In the broadest sense, though, Biden’s options are limited. As if to underscore that very point, he asked people to wear masks, as he has been doing for months. “I know we all wish we could be done with wearing masks,” the president said. “I get it.” The remark could have come from the 2020 presidential campaign, a sign of how deep cultural divisions over the pandemic have become and how difficult those divisions have been to breach.
Indeed, the president seemed far more animated in recent days talking about the Capitol attack on Jan. 6, 2021, and the need to protect democracy than he did in offering all-too-familiar advice about the safety of vaccines and efficacy of masks.
Biden seemed most spirited in venting about what he called “the pandemic of the unvaccinated,” a phrase that has long been controversial but nevertheless reflects a challenging reality on both medical and political fronts. Having come into office promising to end the pandemic, Biden has been confounded by new variants (first Delta, then Omicron), Republican opposition and his own administration’s lack of preparedness, most notably when it comes to procuring rapid tests and high-quality masks during the summer’s all-too-brief pandemic lull.

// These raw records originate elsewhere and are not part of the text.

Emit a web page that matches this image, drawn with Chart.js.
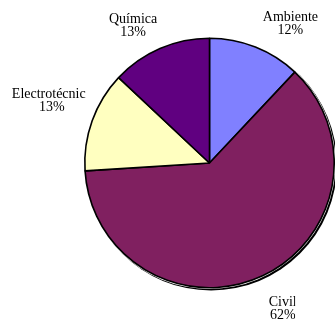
<!DOCTYPE html>
<html>
<head>
<meta charset="utf-8">
<script src="https://cdn.jsdelivr.net/npm/chart.js@4.4.1/dist/chart.umd.min.js"></script>
<style>
  html, body { margin: 0; padding: 0; background: #fff; }
  canvas { display: block; }
</style>
</head>
<body>
<canvas id="pie" width="335" height="322"></canvas>
<script>
// Students per department (%)
const categories = ['Ambiente', 'Civil', 'Electrotécnica', 'Química'];
const shares = [12, 62, 13, 13];

const sliceColors = ['#8080FF', '#802060', '#FFFFC0', '#600080'];

// Flat black drop shadow behind the pie, with a thin white gap
const pieShadow = {
    id: 'pieShadow',
    beforeDatasetsDraw(chart) {
        const arc = chart.getDatasetMeta(0).data[0];
        if (!arc) return;
        const { x, y, outerRadius } = arc.getProps(['x', 'y', 'outerRadius'], true);
        const ctx = chart.ctx;
        ctx.save();
        ctx.fillStyle = '#000';
        ctx.beginPath();
        ctx.arc(x + 1.6, y + 1.6, outerRadius + 1.2, 0, Math.PI * 2);
        ctx.fill();
        ctx.fillStyle = '#fff';
        ctx.beginPath();
        ctx.arc(x, y, outerRadius + 1.3, 0, Math.PI * 2);
        ctx.fill();
        ctx.restore();
    }
};

// Name + percentage outside each slice
const outsideLabels = {
    id: 'outsideLabels',
    afterDatasetsDraw(chart, args, opts) {
        const ctx = chart.ctx;
        const meta = chart.getDatasetMeta(0);
        ctx.save();
        ctx.font = opts.font;
        ctx.fillStyle = '#000';
        ctx.textAlign = 'center';
        ctx.textBaseline = 'alphabetic';
        meta.data.forEach((arc, i) => {
            const p = arc.getProps(['x', 'y', 'startAngle', 'endAngle', 'outerRadius'], true);
            const mid = (p.startAngle + p.endAngle) / 2;
            const dx = Math.cos(mid), dy = Math.sin(mid);
            const r = p.outerRadius + opts.gap;
            const [nx, ny] = opts.nudge[i];
            const lines = [categories[i], shares[i] + '%'];
            const w = Math.max(...lines.map(t => ctx.measureText(t).width));
            const h = lines.length * opts.lineHeight;
            const cx = p.x + r * dx + Math.sign(dx) * w / 2 + nx;
            const cy = p.y + r * dy + Math.sign(dy) * h / 2 + ny;
            const left = cx - w / 2, top = cy - h / 2;
            ctx.save();
            const clipW = opts.clipWidth[i];
            if (clipW) {
                ctx.beginPath();
                ctx.rect(left, top - 4, clipW, h + 8);
                ctx.clip();
            }
            lines.forEach((t, k) => {
                ctx.fillText(t, cx, top + (k + 1) * opts.lineHeight - 3);
            });
            ctx.restore();
        });
        ctx.restore();
    }
};

new Chart(document.getElementById('pie'), {
    type: 'pie',
    data: {
        labels: categories,
        datasets: [{
            data: shares,
            backgroundColor: sliceColors,
            borderColor: '#000',
            borderWidth: 1.6
        }]
    },
    options: {
        responsive: false,
        animation: false,
        layout: { padding: { left: 84, top: 37, right: 0, bottom: 33 } },
        plugins: {
            legend: { display: false },
            tooltip: { enabled: false },
            outsideLabels: {
                font: '14px "Liberation Serif", "Times New Roman", serif',
                lineHeight: 13,
                gap: 12,
                nudge: [[3, 1], [1, 9], [11, -3], [2, 1]],
                clipWidth: [0, 26.5, 74, 0]
            }
        }
    },
    plugins: [pieShadow, outsideLabels]
});
</script>
</body>
</html>
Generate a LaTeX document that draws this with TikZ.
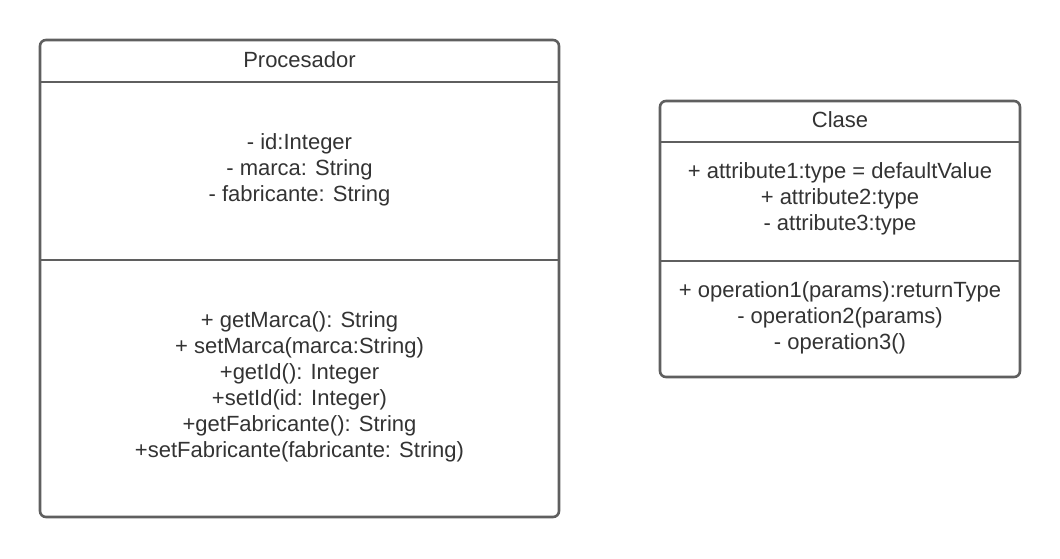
\documentclass[tikz,border=0pt]{standalone}
\usepackage{fontspec}
\setmainfont{Liberation Sans}
\definecolor{linegray}{HTML}{5F5F5F}
\definecolor{textgray}{HTML}{333333}
\tikzset{
  classbox/.style={draw=linegray, line width=2.6pt, rounded corners=6pt, fill=white},
  divider/.style={draw=linegray, line width=2.6pt},
  umltext/.style={text=textgray, align=center, inner sep=0pt, font=\fontsize{22}{26}\selectfont},
}
\begin{document}
\begin{tikzpicture}[x=1pt,y=-1pt]
\useasboundingbox (0,0) rectangle (1060,558);
% Procesador
\draw[classbox] (40,40) rectangle (559,517);
\coordinate (p1l) at (40,82); \coordinate (p1r) at (559,82);
\coordinate (p2l) at (40,260); \coordinate (p2r) at (559,260);
\draw[divider] (p1l) -- (p1r);
\draw[divider] (p2l) -- (p2r);
\node[umltext] (ptitle) at (299.5,60) {Procesador};
\node[umltext] (pattr) at (299.5,170) {- id:Integer\\- marca: String\\- fabricante: String};
\node[umltext] (pops) at (299.5,387) {+ getMarca(): String\\+ setMarca(marca:String)\\+getId(): Integer\\+setId(id: Integer)\\+getFabricante(): String\\+setFabricante(fabricante: String)};
% Clase
\draw[classbox] (660,101) rectangle (1020,377);
\coordinate (c1l) at (660,142); \coordinate (c1r) at (1020,142);
\coordinate (c2l) at (660,261); \coordinate (c2r) at (1020,261);
\draw[divider] (c1l) -- (c1r);
\draw[divider] (c2l) -- (c2r);
\node[umltext] (ctitle) at (840,120) {Clase};
\node[umltext] (cattr) at (840,199) {+ attribute1:type = defaultValue\\+ attribute2:type\\- attribute3:type};
\node[umltext] (cops) at (840,318) {+ operation1(params):returnType\\- operation2(params)\\- operation3()};
\end{tikzpicture}
\end{document}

“I know we’re all frustrated,” Biden said Thursday. That frustration has been evident in recent weeks as the nation wonders just what it will take to bring the coronavirus to heel. “ENDLESS,” blared a Thursday headline on the Drudge Report.
The president trained his own frustration on those who were “sitting on the sidelines and, worse, standing in the way,” a presumable reference to Republicans who have challenged him on masks, vaccines and other public health measures.
Once again he described the current COVID-19 conditions — record or near-record new infections per day, crowded hospitals, closed schools — as exacerbated by the millions of Americans who have refused to get inoculated. Numerous clinical studies and real-world scenarios have shown that people who are vaccinated — and especially so with the added protection of a booster shot — are extremely well protected against severe and critical disease when it comes to any strain of the coronavirus.
“They are crowding our hospitals,” Biden complained of unvaccinated people. Some public health officials believe that singling out the unvaccinated is both poor policy and poor messaging, but Biden is anxious to convey to the more than 200 million vaccinated Americans that the current Omicron surge does not pose a severe threat.
“The majority of the country is safe from severe COVID-19 consequences,” Biden said. But few are protected entirely from the social and economic disruptions that high infection rates pose.
Democrats recognize that their arguments and appeals could be losing efficacy in the face of widespread public disenchantment, but they also aren’t ready to declare that the pandemic is winding down, given their commitment to listening to scientific expertise.
That has left them few choices but to air their grievances, as Biden did on Thursday.